--- WHAT IS EXPECTED ---
In the listing that follows, retype every line from the first through the one containing "const dmsLabels = ['73,7', '67,51', '60,53', '63,37'];". Pictures are to be left out.

━━━━━━━━

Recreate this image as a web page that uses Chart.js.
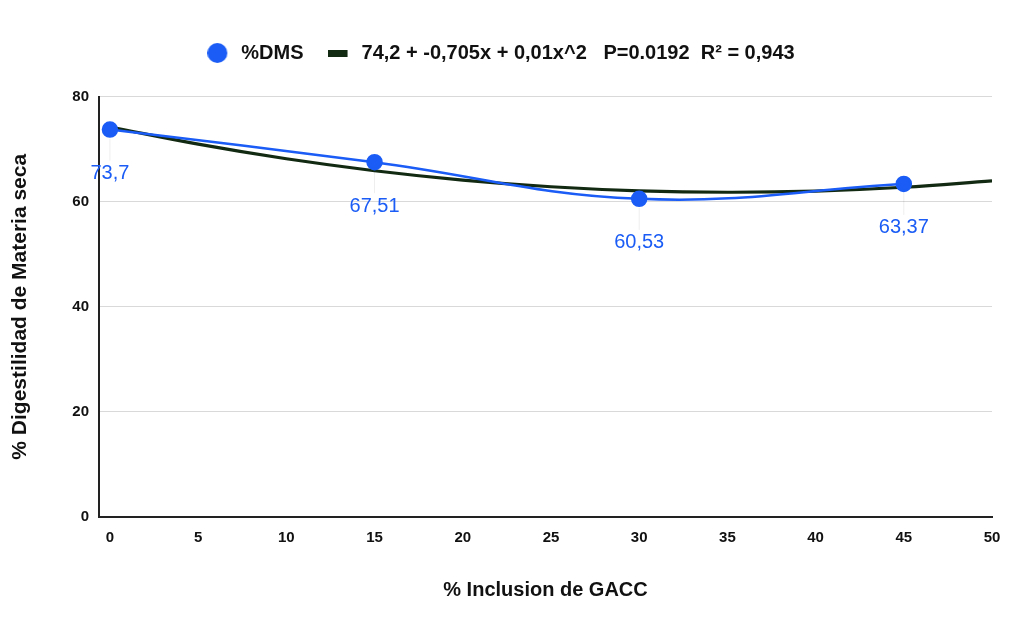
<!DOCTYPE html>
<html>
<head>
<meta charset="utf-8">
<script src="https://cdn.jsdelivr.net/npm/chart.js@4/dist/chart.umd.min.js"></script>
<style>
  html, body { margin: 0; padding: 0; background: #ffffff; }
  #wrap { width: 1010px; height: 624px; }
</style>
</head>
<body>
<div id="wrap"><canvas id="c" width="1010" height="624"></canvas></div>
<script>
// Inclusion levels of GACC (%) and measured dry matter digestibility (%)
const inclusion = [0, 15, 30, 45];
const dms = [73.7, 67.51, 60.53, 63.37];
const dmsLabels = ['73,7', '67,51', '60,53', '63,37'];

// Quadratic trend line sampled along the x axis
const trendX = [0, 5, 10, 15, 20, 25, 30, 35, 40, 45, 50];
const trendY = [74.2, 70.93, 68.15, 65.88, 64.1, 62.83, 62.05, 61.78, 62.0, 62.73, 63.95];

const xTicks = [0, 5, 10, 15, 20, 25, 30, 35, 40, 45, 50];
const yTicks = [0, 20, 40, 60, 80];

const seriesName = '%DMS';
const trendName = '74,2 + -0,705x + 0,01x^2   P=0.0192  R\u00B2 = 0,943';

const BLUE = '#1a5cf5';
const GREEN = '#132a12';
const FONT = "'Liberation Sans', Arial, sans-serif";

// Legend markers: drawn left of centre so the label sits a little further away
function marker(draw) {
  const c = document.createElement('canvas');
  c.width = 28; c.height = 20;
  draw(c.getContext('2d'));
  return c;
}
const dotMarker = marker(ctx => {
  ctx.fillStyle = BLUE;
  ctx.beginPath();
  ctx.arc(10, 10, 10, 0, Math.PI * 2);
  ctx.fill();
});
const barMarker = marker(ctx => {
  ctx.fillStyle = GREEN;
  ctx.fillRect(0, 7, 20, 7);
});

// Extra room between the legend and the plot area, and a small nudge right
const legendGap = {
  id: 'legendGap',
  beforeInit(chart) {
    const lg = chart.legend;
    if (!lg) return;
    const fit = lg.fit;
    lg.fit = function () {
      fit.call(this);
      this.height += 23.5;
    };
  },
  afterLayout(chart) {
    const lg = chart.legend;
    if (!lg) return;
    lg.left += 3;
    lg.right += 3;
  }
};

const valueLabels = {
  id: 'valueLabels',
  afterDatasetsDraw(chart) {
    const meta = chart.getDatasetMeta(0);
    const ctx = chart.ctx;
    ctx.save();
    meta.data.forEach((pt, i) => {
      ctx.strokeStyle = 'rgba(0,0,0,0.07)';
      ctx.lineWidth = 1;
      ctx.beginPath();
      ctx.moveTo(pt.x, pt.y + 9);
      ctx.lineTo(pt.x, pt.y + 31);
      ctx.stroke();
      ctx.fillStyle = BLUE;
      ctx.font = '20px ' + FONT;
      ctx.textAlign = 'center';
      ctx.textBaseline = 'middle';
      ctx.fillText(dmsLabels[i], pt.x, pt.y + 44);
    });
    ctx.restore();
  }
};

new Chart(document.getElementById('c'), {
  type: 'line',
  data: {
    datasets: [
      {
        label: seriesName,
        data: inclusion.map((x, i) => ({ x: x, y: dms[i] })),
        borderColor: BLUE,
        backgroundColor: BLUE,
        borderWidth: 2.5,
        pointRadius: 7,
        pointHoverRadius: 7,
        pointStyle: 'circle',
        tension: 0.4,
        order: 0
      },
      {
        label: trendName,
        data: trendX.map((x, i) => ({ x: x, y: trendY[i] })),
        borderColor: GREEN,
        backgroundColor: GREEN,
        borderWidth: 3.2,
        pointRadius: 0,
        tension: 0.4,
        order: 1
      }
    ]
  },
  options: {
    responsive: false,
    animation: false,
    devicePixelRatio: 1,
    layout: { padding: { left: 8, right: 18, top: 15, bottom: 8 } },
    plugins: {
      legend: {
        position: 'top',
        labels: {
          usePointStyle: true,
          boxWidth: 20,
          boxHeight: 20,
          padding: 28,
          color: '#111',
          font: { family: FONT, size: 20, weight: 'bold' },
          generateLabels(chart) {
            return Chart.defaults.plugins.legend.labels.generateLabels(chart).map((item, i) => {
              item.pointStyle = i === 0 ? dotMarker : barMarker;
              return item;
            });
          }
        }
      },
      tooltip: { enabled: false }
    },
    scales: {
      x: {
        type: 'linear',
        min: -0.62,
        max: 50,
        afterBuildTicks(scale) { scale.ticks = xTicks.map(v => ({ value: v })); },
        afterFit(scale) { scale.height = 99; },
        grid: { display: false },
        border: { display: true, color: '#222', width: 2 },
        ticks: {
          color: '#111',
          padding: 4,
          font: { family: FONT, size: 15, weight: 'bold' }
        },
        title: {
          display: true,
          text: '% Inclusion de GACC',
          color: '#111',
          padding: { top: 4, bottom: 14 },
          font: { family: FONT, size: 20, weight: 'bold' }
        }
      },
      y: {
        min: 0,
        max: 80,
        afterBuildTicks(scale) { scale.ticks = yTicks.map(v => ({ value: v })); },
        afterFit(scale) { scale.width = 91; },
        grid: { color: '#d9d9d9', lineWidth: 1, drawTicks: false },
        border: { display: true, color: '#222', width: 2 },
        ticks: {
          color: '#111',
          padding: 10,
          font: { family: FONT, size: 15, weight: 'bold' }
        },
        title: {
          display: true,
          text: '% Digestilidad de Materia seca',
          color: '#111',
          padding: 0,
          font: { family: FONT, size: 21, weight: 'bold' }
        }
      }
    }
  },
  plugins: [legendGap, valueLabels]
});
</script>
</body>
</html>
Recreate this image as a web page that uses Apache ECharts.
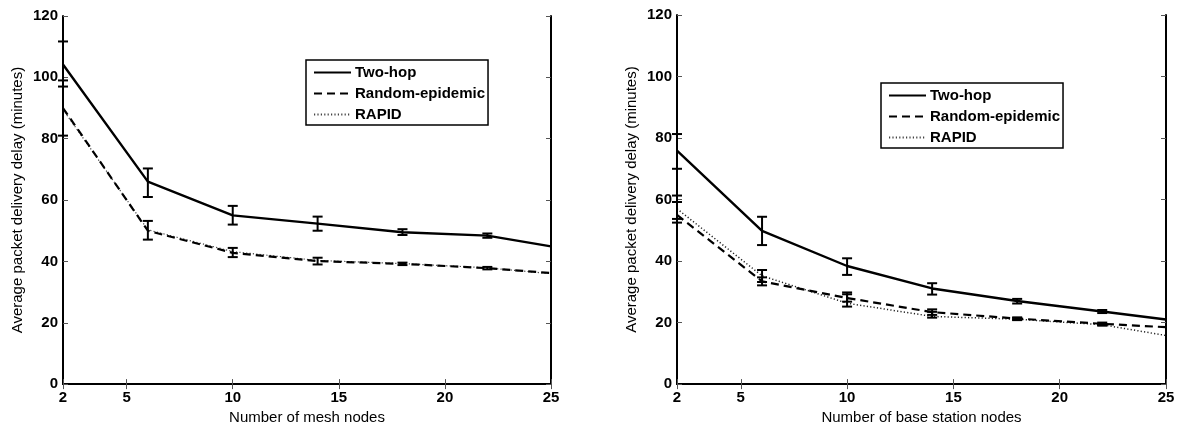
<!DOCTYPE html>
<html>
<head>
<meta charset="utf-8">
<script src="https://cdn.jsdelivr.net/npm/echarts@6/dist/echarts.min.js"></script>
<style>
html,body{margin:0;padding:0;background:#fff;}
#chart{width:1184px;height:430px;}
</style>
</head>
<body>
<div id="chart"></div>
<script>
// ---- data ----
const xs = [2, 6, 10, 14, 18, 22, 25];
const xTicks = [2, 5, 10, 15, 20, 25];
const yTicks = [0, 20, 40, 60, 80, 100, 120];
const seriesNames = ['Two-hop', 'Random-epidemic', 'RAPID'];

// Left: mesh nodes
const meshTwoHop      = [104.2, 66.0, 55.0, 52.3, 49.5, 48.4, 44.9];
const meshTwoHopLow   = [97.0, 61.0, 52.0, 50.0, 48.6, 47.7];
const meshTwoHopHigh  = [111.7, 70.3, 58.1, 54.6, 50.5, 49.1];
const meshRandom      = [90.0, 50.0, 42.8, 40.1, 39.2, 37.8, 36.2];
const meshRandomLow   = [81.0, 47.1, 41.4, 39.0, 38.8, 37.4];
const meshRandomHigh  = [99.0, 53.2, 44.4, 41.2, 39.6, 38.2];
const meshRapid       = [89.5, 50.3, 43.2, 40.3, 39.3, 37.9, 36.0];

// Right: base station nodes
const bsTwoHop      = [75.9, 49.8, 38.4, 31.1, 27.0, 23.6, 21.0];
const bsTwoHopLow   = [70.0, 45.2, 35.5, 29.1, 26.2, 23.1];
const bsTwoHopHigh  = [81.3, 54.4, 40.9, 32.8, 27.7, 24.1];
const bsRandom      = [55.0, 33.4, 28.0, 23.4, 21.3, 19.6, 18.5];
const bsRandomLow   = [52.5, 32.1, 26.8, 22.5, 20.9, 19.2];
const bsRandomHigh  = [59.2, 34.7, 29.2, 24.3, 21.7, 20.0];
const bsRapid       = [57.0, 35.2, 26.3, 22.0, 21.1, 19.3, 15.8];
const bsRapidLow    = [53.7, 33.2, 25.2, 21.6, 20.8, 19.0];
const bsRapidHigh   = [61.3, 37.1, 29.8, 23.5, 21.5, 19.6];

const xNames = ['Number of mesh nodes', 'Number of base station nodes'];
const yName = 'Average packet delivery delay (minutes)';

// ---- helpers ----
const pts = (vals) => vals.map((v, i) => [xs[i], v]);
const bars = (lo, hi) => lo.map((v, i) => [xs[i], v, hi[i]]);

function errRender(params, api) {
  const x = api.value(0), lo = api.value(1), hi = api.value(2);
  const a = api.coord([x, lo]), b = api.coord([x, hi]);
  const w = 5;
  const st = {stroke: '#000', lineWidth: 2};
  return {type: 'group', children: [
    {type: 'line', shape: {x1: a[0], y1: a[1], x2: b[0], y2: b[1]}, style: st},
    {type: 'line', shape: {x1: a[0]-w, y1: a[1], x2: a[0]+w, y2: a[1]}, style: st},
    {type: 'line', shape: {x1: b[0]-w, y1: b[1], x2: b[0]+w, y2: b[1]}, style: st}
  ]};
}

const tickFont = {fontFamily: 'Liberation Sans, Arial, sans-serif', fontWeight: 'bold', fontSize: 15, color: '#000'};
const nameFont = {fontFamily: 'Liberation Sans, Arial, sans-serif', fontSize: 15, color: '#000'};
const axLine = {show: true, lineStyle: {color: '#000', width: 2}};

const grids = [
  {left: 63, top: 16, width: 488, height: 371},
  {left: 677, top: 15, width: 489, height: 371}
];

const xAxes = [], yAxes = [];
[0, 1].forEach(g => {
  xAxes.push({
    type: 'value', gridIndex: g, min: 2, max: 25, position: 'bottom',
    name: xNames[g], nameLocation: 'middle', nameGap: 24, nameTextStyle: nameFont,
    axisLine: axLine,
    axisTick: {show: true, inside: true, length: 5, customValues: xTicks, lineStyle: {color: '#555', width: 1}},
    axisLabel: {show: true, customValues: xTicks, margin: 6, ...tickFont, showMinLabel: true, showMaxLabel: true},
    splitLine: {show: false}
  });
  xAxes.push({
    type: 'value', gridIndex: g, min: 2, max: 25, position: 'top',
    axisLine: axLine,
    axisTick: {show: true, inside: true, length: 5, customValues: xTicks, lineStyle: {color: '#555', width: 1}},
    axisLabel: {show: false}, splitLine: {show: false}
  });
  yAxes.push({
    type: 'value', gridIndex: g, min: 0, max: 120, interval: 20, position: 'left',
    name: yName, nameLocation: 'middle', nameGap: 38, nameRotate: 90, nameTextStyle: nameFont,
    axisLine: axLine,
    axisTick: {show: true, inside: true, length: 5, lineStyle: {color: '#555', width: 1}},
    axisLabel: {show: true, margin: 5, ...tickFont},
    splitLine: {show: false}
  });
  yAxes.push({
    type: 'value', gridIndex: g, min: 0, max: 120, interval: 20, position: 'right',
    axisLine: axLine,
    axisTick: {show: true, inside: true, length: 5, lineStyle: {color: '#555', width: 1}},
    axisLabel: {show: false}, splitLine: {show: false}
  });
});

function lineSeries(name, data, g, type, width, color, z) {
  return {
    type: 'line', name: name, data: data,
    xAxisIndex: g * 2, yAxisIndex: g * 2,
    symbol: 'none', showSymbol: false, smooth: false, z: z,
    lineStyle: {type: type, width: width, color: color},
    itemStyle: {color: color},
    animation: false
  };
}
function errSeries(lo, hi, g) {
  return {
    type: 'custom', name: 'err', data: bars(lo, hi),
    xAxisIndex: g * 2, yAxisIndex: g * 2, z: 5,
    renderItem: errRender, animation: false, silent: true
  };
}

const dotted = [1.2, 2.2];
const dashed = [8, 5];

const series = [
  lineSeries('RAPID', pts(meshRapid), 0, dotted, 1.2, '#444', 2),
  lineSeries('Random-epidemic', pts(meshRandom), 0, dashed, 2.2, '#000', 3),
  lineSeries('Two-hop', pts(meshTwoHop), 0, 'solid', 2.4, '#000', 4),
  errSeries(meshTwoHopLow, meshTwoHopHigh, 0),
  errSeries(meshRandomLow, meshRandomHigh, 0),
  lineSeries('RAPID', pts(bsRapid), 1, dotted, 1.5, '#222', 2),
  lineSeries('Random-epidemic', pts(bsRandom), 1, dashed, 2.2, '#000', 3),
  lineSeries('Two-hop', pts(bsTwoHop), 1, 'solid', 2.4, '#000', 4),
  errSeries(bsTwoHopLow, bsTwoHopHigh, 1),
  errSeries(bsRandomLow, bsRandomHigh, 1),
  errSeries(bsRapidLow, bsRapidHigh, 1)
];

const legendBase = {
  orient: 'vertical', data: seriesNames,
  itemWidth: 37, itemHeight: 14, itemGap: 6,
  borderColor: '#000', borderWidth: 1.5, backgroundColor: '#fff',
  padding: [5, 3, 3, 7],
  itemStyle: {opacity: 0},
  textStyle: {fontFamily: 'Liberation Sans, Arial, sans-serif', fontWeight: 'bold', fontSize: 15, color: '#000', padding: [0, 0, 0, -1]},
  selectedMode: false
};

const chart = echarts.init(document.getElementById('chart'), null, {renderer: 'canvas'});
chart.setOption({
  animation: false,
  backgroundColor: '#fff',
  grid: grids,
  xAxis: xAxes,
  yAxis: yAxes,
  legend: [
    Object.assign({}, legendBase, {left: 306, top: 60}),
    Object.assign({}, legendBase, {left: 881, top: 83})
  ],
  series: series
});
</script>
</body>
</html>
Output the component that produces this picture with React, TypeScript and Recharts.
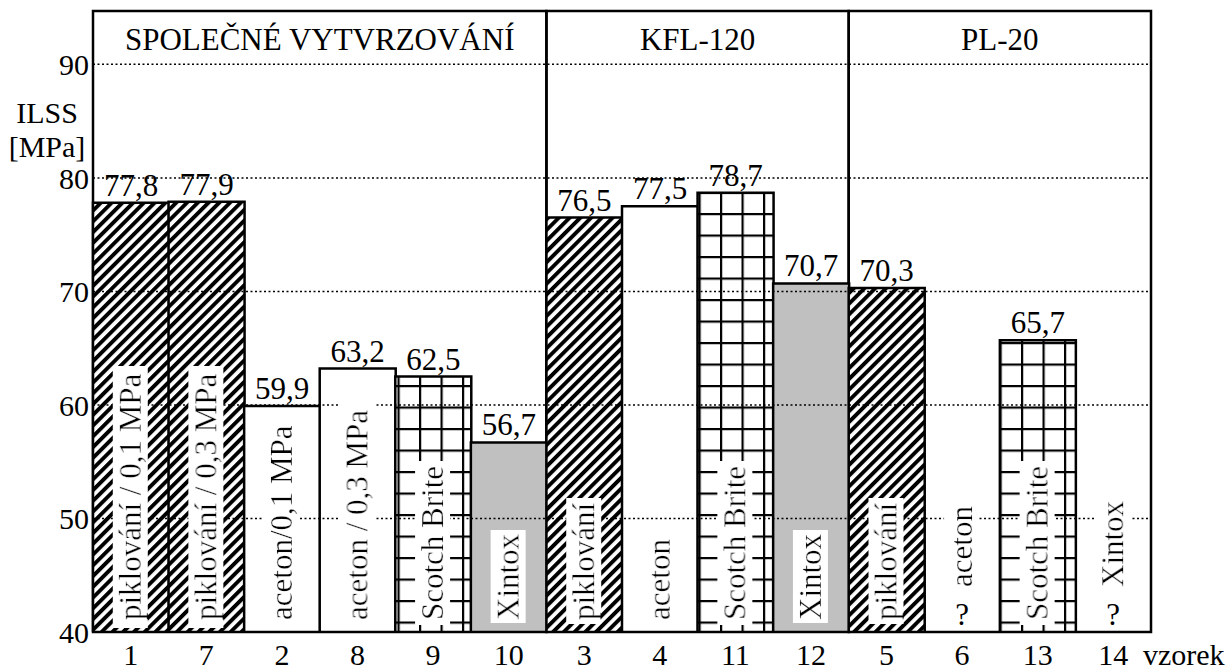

━━━━━━━━

--- WRITTEN RESPONSE ---
Recreate this image as a web page that uses Chart.js.
<!DOCTYPE html>
<html>
<head>
<meta charset="utf-8">
<script src="https://cdn.jsdelivr.net/npm/chart.js@4/dist/chart.umd.min.js"></script>
<style>
  html, body { margin: 0; padding: 0; background: #ffffff; }
  #wrap { width: 1010px; height: 624px; }
</style>
</head>
<body>
<div id="wrap"><canvas id="c" width="1010" height="624"></canvas></div>
<script>
// Inclusion levels of GACC (%) and measured dry matter digestibility (%)
const inclusion = [0, 15, 30, 45];
const dms = [73.7, 67.51, 60.53, 63.37];
const dmsLabels = ['73,7', '67,51', '60,53', '63,37'];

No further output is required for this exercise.